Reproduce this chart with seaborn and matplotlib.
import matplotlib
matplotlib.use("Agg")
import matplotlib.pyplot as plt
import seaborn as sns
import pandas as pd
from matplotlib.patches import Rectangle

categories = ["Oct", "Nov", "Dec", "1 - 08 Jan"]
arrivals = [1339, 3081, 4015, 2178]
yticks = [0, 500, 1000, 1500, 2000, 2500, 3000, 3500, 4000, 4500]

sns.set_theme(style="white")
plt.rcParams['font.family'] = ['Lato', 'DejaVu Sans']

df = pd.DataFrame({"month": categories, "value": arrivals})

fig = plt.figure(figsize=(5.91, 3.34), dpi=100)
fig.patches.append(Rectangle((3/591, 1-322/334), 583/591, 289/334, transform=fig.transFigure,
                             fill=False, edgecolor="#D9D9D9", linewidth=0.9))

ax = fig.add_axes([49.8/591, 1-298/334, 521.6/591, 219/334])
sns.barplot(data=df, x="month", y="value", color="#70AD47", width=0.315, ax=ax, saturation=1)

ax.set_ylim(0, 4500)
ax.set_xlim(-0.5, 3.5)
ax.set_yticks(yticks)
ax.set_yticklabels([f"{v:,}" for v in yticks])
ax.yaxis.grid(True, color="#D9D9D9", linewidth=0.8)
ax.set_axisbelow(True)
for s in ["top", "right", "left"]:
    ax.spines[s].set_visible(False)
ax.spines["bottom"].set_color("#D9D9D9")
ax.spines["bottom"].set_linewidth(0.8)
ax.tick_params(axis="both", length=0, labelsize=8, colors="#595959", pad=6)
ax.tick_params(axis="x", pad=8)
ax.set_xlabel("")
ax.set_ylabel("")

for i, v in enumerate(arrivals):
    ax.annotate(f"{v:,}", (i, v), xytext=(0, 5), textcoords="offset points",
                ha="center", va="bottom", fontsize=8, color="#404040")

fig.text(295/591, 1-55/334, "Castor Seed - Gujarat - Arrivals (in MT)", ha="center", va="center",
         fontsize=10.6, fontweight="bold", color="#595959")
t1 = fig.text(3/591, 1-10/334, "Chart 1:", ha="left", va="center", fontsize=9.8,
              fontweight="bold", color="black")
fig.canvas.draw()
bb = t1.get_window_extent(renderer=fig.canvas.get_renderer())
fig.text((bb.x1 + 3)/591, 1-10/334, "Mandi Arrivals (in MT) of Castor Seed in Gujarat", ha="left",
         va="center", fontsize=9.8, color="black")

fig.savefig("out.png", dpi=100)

□ □ □

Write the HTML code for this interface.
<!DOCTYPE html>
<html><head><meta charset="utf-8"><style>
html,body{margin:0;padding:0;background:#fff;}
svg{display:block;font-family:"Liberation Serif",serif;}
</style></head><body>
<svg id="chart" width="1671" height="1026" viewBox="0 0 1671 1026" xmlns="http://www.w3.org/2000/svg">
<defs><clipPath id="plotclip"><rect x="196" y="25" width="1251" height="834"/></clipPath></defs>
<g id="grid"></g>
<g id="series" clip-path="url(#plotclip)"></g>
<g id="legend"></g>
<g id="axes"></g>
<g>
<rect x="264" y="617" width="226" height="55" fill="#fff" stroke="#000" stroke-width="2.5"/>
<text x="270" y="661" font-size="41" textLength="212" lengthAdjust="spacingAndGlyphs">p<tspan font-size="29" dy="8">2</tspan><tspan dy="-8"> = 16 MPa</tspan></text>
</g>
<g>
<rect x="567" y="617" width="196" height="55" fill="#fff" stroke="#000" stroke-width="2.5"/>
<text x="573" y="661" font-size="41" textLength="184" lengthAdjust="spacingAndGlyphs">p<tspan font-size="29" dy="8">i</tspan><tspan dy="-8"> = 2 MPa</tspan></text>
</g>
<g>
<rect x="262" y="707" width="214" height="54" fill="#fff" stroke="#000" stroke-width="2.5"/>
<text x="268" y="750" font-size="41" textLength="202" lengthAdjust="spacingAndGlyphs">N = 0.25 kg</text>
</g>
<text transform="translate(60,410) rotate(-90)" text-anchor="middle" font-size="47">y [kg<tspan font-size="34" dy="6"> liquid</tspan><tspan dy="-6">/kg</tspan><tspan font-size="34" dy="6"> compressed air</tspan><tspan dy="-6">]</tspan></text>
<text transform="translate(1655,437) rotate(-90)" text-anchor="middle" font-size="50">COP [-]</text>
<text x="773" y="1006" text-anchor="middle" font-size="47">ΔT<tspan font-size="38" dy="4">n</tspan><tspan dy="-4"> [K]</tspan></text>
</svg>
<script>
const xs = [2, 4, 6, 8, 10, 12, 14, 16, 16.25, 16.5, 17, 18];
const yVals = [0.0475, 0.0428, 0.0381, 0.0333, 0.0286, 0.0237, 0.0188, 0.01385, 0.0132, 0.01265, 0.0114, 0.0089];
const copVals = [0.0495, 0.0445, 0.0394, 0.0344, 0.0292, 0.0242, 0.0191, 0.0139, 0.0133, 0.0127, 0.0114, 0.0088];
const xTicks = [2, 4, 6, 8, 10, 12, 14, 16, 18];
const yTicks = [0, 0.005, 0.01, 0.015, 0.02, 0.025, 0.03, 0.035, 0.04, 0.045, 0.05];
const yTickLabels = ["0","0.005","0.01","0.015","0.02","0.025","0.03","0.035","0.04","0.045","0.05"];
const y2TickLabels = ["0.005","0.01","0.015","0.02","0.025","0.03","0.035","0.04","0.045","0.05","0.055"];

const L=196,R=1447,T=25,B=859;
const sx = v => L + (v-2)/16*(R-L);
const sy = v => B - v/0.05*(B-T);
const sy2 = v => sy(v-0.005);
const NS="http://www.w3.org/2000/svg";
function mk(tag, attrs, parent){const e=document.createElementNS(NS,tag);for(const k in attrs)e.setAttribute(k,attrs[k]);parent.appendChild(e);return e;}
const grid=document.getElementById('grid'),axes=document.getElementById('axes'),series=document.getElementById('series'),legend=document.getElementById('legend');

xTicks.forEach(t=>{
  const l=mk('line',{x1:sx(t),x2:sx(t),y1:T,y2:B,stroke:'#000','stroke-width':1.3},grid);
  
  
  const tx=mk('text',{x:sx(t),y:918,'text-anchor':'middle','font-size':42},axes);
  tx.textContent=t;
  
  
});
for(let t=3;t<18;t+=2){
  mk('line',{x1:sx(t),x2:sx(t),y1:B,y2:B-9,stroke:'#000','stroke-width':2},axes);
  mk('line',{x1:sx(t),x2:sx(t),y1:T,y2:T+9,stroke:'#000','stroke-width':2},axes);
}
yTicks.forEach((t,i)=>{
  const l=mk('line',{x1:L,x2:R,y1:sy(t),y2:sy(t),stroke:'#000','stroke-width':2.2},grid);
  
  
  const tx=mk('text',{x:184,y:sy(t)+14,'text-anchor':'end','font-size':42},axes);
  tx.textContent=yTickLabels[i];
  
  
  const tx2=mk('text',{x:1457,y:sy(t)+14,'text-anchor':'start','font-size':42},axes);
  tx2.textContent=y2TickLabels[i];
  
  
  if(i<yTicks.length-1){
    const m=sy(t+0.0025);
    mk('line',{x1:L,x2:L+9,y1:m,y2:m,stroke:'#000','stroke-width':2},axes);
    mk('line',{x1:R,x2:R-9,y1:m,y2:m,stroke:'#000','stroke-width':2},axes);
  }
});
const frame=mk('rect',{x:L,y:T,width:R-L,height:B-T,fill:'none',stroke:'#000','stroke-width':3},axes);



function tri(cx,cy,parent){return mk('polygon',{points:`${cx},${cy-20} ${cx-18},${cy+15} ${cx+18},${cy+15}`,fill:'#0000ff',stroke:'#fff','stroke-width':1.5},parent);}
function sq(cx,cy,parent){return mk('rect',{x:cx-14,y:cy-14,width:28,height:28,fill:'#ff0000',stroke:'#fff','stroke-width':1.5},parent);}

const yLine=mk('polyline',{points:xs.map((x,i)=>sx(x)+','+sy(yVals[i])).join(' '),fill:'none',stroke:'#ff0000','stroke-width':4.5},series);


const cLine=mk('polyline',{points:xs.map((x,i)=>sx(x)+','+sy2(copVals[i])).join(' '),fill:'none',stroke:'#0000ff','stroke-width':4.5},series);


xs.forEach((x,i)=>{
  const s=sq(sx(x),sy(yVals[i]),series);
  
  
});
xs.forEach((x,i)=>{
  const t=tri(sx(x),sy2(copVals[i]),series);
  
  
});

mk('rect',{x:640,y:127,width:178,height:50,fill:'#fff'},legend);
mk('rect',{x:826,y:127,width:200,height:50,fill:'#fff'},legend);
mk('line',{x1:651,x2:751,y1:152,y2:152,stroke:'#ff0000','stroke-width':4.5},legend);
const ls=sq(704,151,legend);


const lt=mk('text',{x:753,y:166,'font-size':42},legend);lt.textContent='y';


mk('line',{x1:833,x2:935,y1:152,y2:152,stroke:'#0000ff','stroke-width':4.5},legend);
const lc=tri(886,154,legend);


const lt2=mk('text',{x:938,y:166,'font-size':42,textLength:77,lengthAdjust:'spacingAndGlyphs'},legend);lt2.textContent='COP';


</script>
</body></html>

□ □ □

» **Given instruction**
Copy out the lines that hold "matplotlib".

» **Result of the exercise**
Reproduce this chart with seaborn and matplotlib.
import matplotlib
matplotlib.use("Agg")
import matplotlib.pyplot as plt
from matplotlib.patches import Rectangle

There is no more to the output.